Pictures are not part of the copy. Retype the lines from the first one through the line that contains "(0,0) rectangle (1102,520);".
+++
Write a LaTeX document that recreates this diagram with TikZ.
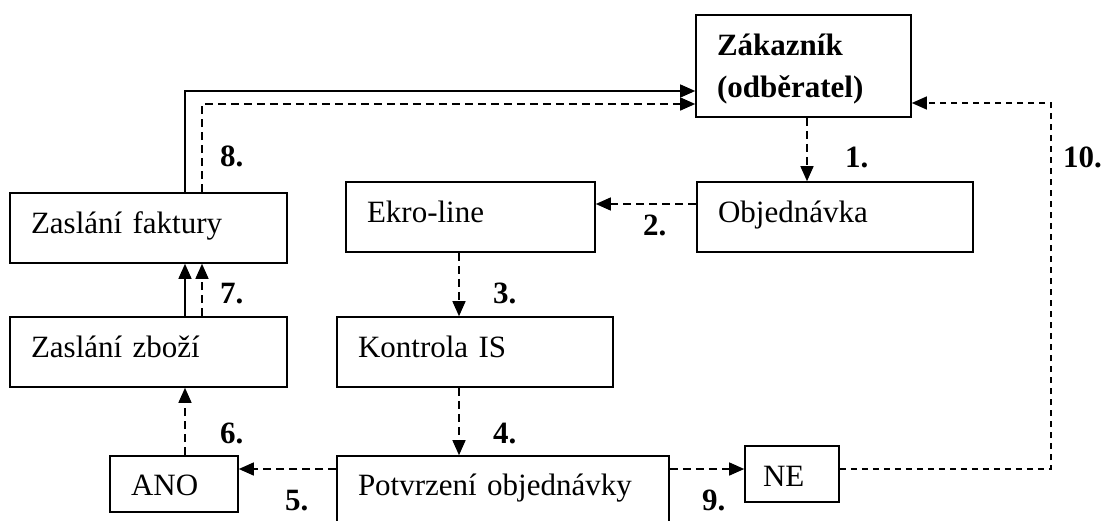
\documentclass[tikz,border=0pt]{standalone}
\usepackage{fontspec}
\setmainfont{Liberation Serif}
\usetikzlibrary{arrows.meta}

\tikzset{
  stepbox/.style={draw, line width=1.6pt, inner ysep=0pt, inner xsep=21pt, align=left,
    text height=40pt, text depth=30pt},
  smallbox/.style={stepbox, text height=39pt, text depth=17pt},
  num/.style={font=\fontsize{31}{38}\selectfont\bfseries, inner sep=0pt, anchor=base west},
  flow/.style={line width=1.4pt, dash pattern=on 8pt off 5pt, -{Triangle[length=15pt,width=13pt]}},
  solidflow/.style={line width=1.4pt, -{Triangle[length=15pt,width=13pt]}},
  backflow/.style={line width=1.2pt, dash pattern=on 6pt off 5pt, -{Triangle[length=15pt,width=13pt]}}
}

\begin{document}
\begin{tikzpicture}[x=1pt,y=1pt,yscale=-1,font=\fontsize{31}{42}\selectfont]
\useasboundingbox (0,0) rectangle (1102,520);

% boxes
\node[stepbox, text width=173pt, text depth=62pt, font=\fontsize{31}{42}\selectfont\bfseries] (zak) at (803.5,66) {Zákazník\\(odběratel)};
\node[stepbox, text width=234pt] (obj) at (835,217) {Objednávka};
\node[stepbox, text width=207pt] (ekro) at (470.5,217) {Ekro-line};
\node[stepbox, text width=235pt] (fakt) at (148.5,228) {Zaslání faktury};
\node[stepbox, text width=235pt] (zbozi) at (148.5,352) {Zaslání zboží};
\node[stepbox, text width=234pt] (kontr) at (475,352) {Kontrola IS};
\node[stepbox, text width=290pt, text height=39pt, text depth=31pt] (potv) at (503,491) {Potvrzení objednávky};
\node[smallbox, text width=86pt] (ano) at (174,484) {ANO};
\node[smallbox, inner xsep=18pt, text width=58pt, text height=40pt, text depth=16pt] (ne) at (792,474) {NE};

% connectors (yshift runs downwards here because of yscale=-1)
\draw[flow] ([xshift=3.5pt]zak.south) -- ([xshift=3.5pt]zak.south |- obj.north);
\draw[flow] ([yshift=-13pt]obj.west) -- ([yshift=-13pt]obj.west -| ekro.east);
\draw[flow] ([xshift=-11.5pt]ekro.south) -- ([xshift=-11.5pt]ekro.south |- kontr.north);
\draw[flow] ([xshift=-16pt]kontr.south) -- ([xshift=-16pt]kontr.south |- potv.north);
\draw[flow] ([yshift=-22pt]potv.west) -- ([yshift=-22pt]potv.west -| ano.east);
\draw[flow] ([xshift=11pt]ano.north) -- ([xshift=11pt]ano.north |- zbozi.south);
\draw[solidflow] ([xshift=36.5pt]zbozi.north) -- ([xshift=36.5pt]zbozi.north |- fakt.south);
\draw[flow] ([xshift=53.5pt]zbozi.north) -- ([xshift=53.5pt]zbozi.north |- fakt.south);
\draw[solidflow] ([xshift=36.5pt]fakt.north) |- ([yshift=25pt]zak.west);
\draw[flow] ([xshift=53.5pt]fakt.north) |- ([yshift=38pt]zak.west);
\draw[flow] ([yshift=-22pt]potv.east) -- ([yshift=-22pt]potv.east -| ne.west);
\coordinate (ret) at (1051,103);
\draw[backflow] ([yshift=-5pt]ne.east) -| (ret) -- (ret -| zak.east);

% step numbers
\node[num] (n1) at (845,167) {1.};
\node[num] (n2) at (643,235) {2.};
\node[num] (n3) at (493,303) {3.};
\node[num] (n4) at (493,443) {4.};
\node[num] (n5) at (285,510) {5.};
\node[num] (n6) at (220,443) {6.};
\node[num] (n7) at (220,303) {7.};
\node[num] (n8) at (220,166) {8.};
\node[num] (n9) at (702,510) {9.};
\node[num] (n10) at (1063,167) {10.};
\end{tikzpicture}
\end{document}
+++
**OUTPUT FOR THIS EXERCISE:**
Write a LaTeX document that recreates this diagram with TikZ.
\documentclass[tikz,border=0pt]{standalone}
\usepackage{fontspec}
\setmainfont{Liberation Serif}
\usetikzlibrary{arrows.meta}

\tikzset{
  stepbox/.style={draw, line width=1.6pt, inner ysep=0pt, inner xsep=21pt, align=left,
    text height=40pt, text depth=30pt},
  smallbox/.style={stepbox, text height=39pt, text depth=17pt},
  num/.style={font=\fontsize{31}{38}\selectfont\bfseries, inner sep=0pt, anchor=base west},
  flow/.style={line width=1.4pt, dash pattern=on 8pt off 5pt, -{Triangle[length=15pt,width=13pt]}},
  solidflow/.style={line width=1.4pt, -{Triangle[length=15pt,width=13pt]}},
  backflow/.style={line width=1.2pt, dash pattern=on 6pt off 5pt, -{Triangle[length=15pt,width=13pt]}}
}

\begin{document}
\begin{tikzpicture}[x=1pt,y=1pt,yscale=-1,font=\fontsize{31}{42}\selectfont]
\useasboundingbox (0,0) rectangle (1102,520);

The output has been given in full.